The first of the St. Trinian's movies was a sensation on its release, and for Sim, whose popularity with the public new no bounds, it was a career high as he played not one but two dodgy characters, and one of those in drag as a most unlikely woman, which was part of the joke, naturally. It was also a highlight for the production team of Frank Launder (who also directed) and Sidney Gilliat, who had been alerted to the following Ronald Searle's naughty schoolgirl cartoons had among the young by their own offspring, and thought it would make a good premise for a film; in fact it became a whole lucrative franchise for them.

The premise of Searle's drawings was that anarchy and chaos were preferable to order and decorum, something that appealed to fifties kids who wished to be able to rebel against an education system far stricter then than it is now - there's no hint the pupils here would ever get the cane for their antics, for instance. Yet oddly when Launder and Gilliat translated those cartoons to screen form they opted not to make this a movie centered upon the kids, and instead gave the lion's share of the time to the teachers, leaving the girls a rather anonymous band of troublemakers, though once the plot involving a racehorse got going some of them won a decent amount of lines.

But really it was Sim who most would recall, and it's his comic talents which have made this endure in Britain as a longstanding favourite of irreverent humour, the sort of thing the nation's funnymen and women did so well. With a pleasing hint of off-colour japery ("I cannot afford to have continual arson about in my school!" quoth Miss Fritton - say it out loud), the results were a neat mix of broad gags such as the hockey match which descends into predictable violence, and more witty, character-based material at which this cast were only too capable. They included Sim's onetime protégé George Cole as Flash Harry, the role which surely put him in mind for Arthur Daley later on in TV hit Minder.

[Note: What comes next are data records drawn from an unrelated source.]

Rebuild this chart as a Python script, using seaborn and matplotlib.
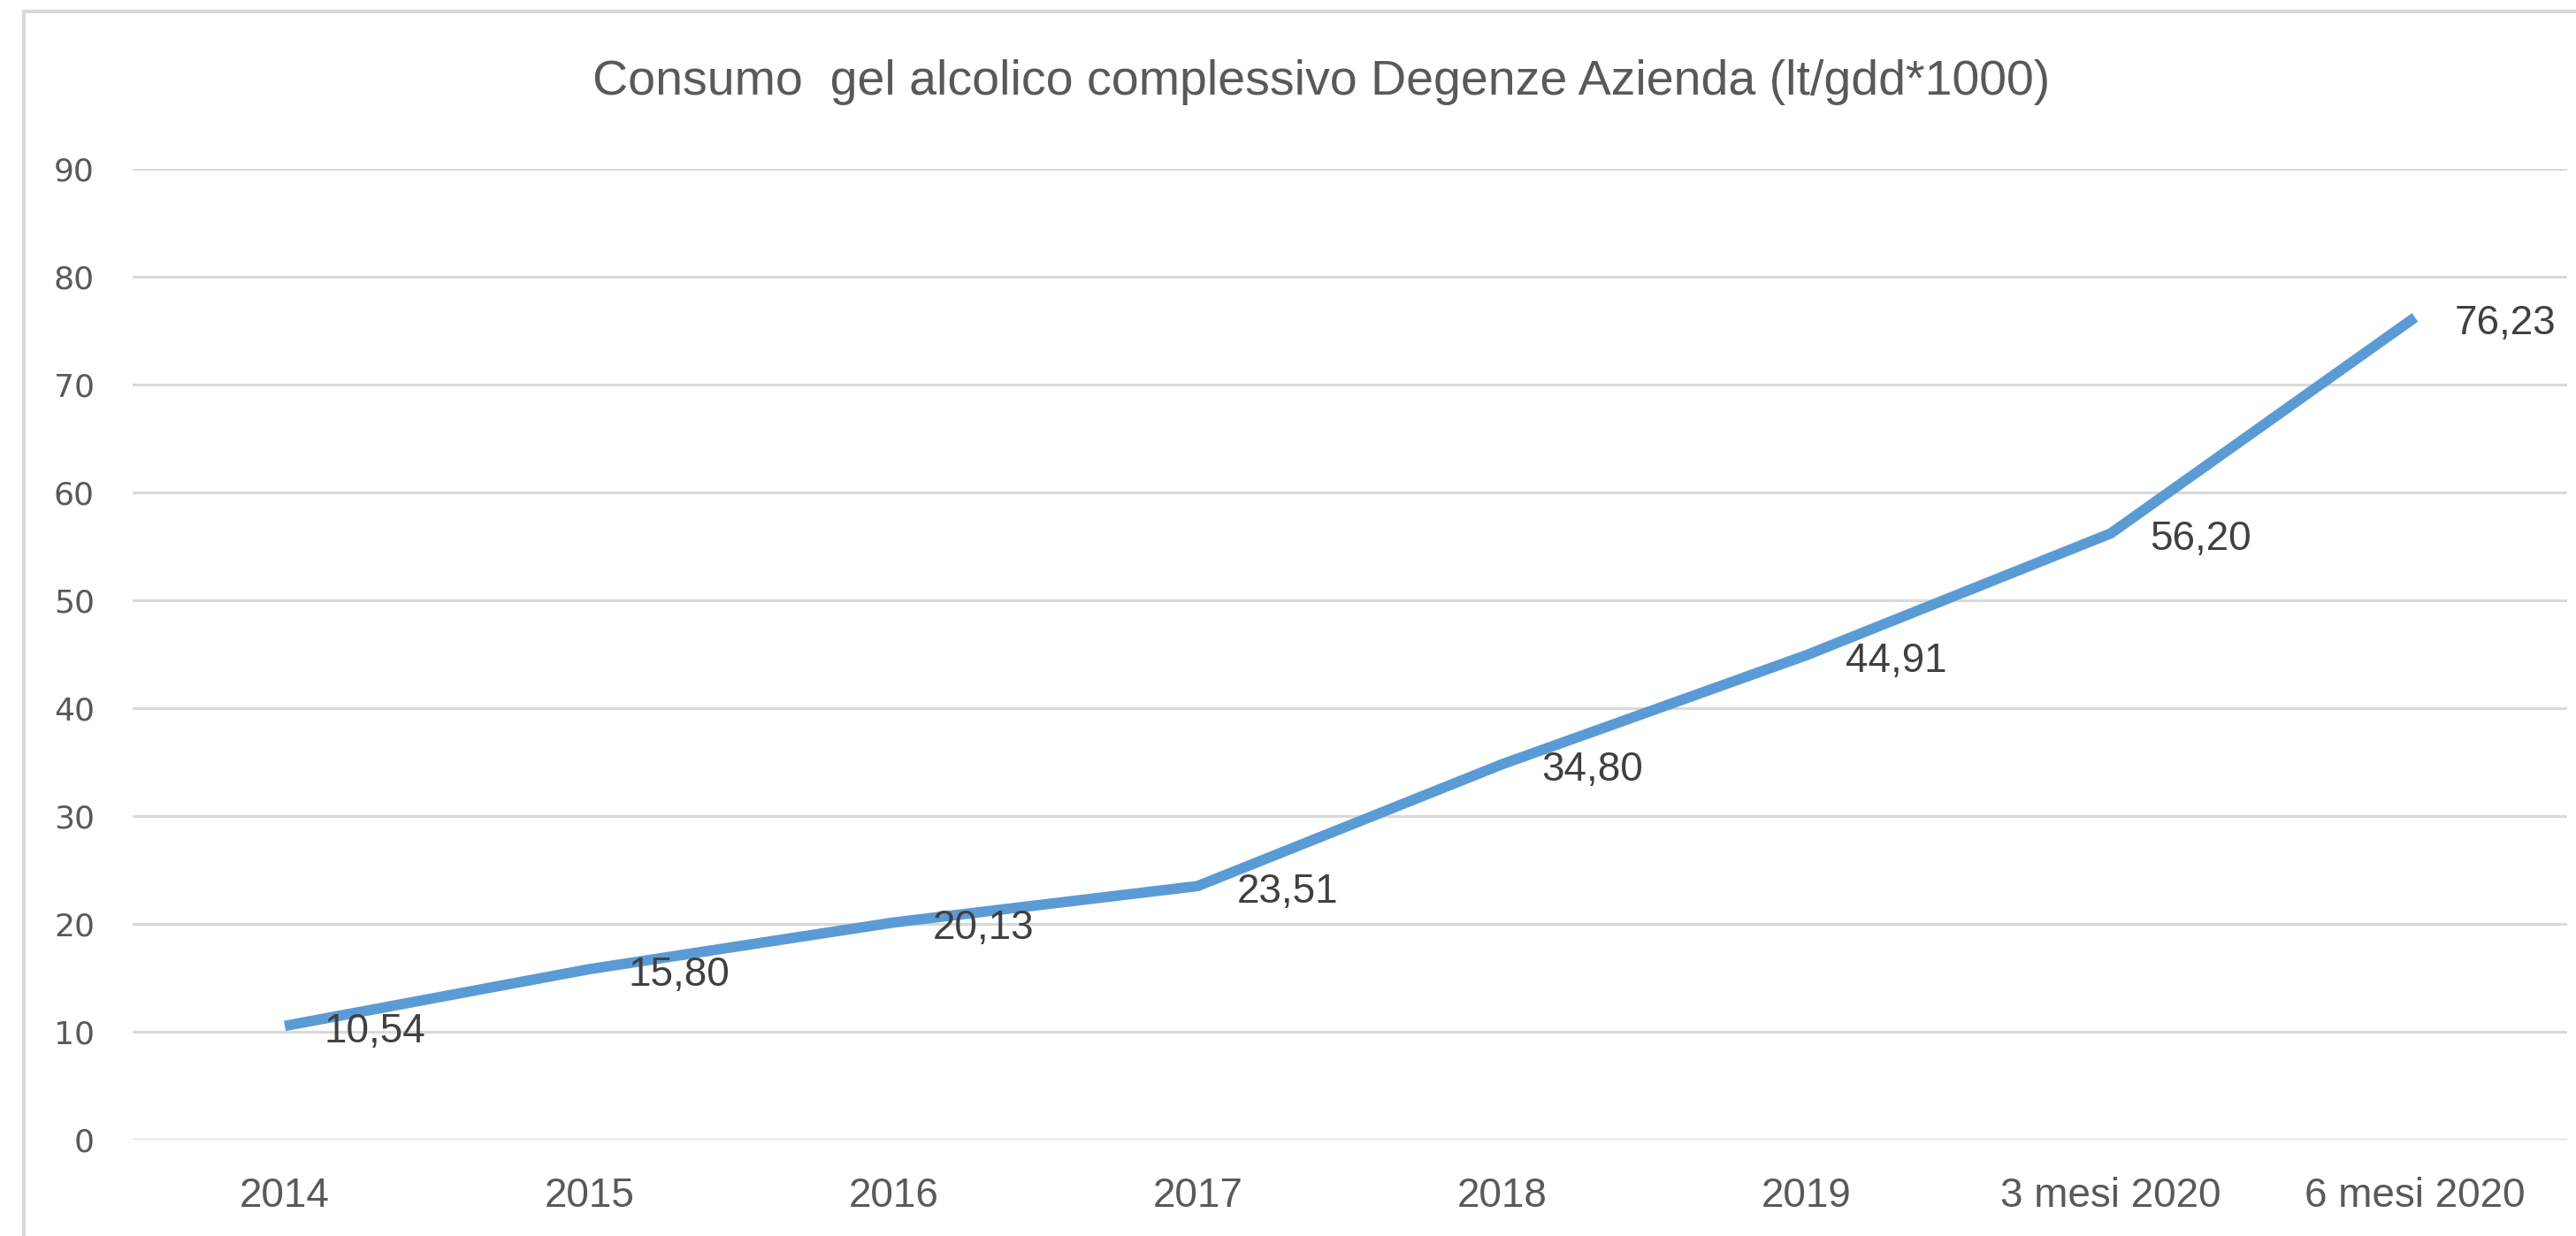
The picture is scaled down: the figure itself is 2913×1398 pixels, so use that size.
import numpy as np
import pandas as pd
import matplotlib
matplotlib.use("Agg")
import matplotlib.pyplot as plt
import seaborn as sns
from matplotlib.lines import Line2D

categories = ["2014", "2015", "2016", "2017", "2018", "2019", "3 mesi 2020", "6 mesi 2020"]
consumo = [10.54, 15.80, 20.13, 23.51, 34.80, 44.91, 56.20, 76.23]
etichette = ["10,54", "15,80", "20,13", "23,51", "34,80", "44,91", "56,20", "76,23"]
y_ticks = [0, 10, 20, 30, 40, 50, 60, 70, 80, 90]

titolo = "Consumo  gel alcolico complessivo Degenze Azienda (lt/gdd*1000)"

sns.set_style("white")
plt.rcParams['font.family'] = ["Liberation Sans", "DejaVu Sans"]

df = pd.DataFrame({"periodo": categories, "consumo": consumo})

fig = plt.figure(figsize=(29.13, 13.98), dpi=100)
ax = fig.add_axes([150 / 2913, 1 - 1289 / 1398, (2903 - 150) / 2913, (1289 - 191) / 1398])

sns.lineplot(data=df, x="periodo", y="consumo", sort=False, ax=ax,
             color="#5b9bd5", linewidth=8.5, solid_capstyle="butt")

for i, (v, t) in enumerate(zip(consumo, etichette)):
    ax.annotate(t, (i, v), xytext=(32, -5), textcoords="offset points",
                ha="left", va="center", fontsize=33, color="#404040")

ax.set_xlim(-0.5, len(categories) - 0.5)
ax.set_ylim(0, 90)
ax.set_yticks(y_ticks)
ax.set_yticklabels([str(t) for t in y_ticks], family="DejaVu Sans", fontsize=26, color="#595959")
ax.tick_params(axis="y", length=0, pad=31)
ax.tick_params(axis="x", length=0, pad=30, labelsize=33, labelcolor="#595959")
ax.yaxis.grid(True, color="#d9d9d9", linewidth=2.2)
ax.xaxis.grid(False)
for s in ax.spines.values():
    s.set_visible(False)
ax.set_xlabel("")
ax.set_ylabel("")

fig.text(0.513, 1 - 93 / 1398, titolo, ha="center", va="center", fontsize=40, color="#595959")

# cornice del grafico (solo bordo sinistro e superiore visibili)
fig.add_artist(Line2D([27 / 2913, 27 / 2913], [0, 1 - 13 / 1398], transform=fig.transFigure,
                      color="#d9d9d9", linewidth=3))
fig.add_artist(Line2D([27 / 2913, 1], [1 - 13 / 1398, 1 - 13 / 1398], transform=fig.transFigure,
                      color="#d9d9d9", linewidth=3))

fig.savefig("out.png", dpi=100)
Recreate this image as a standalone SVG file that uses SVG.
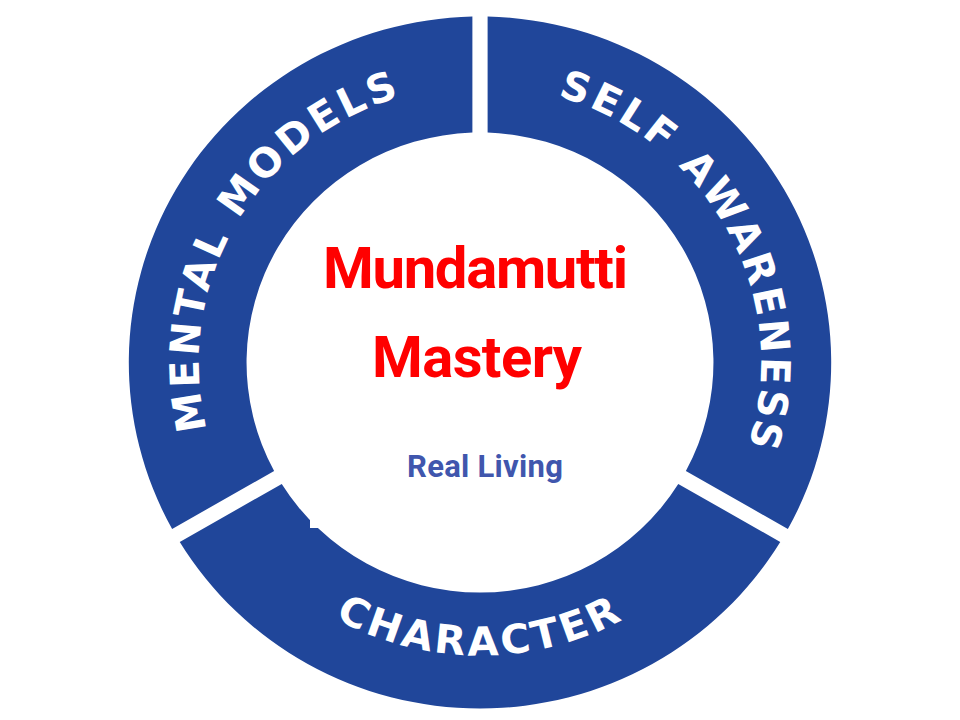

In addition, Joyce Grenfell appeared as the undercover policewoman, reuniting with Sim after their previous, not dissimilar success in The Happiest Days of Your Life, here in the film most would remember her for, and the teachers included such valuable character actresses as Beryl Reid (with a monocle), Irene Handl (teaching English with broad Cockney tones) and Joan Sims (very glamorous for a change). Even the pupils had a few recognisable faces amongst them such as Barbara Windsor or Shirley Eaton, and if you were very sharp you'd spot Searle himself as a parent. If this wasn't quite as consistently hilarious as its reputation, the overall sense of a bunch of professionals depicting a shower of non-professionals was very welcome, and there were many amusing lines which hit their targets, not to mention the clever sight gags (the school motto was "In Flagrante Delicto"!), so if it had a ramshackle air then that was by canny design. It's so cheerily badly behaved you can understand why so many took it to their hearts. Music, including the plinky-plonky theme, by Malcolm Arnold.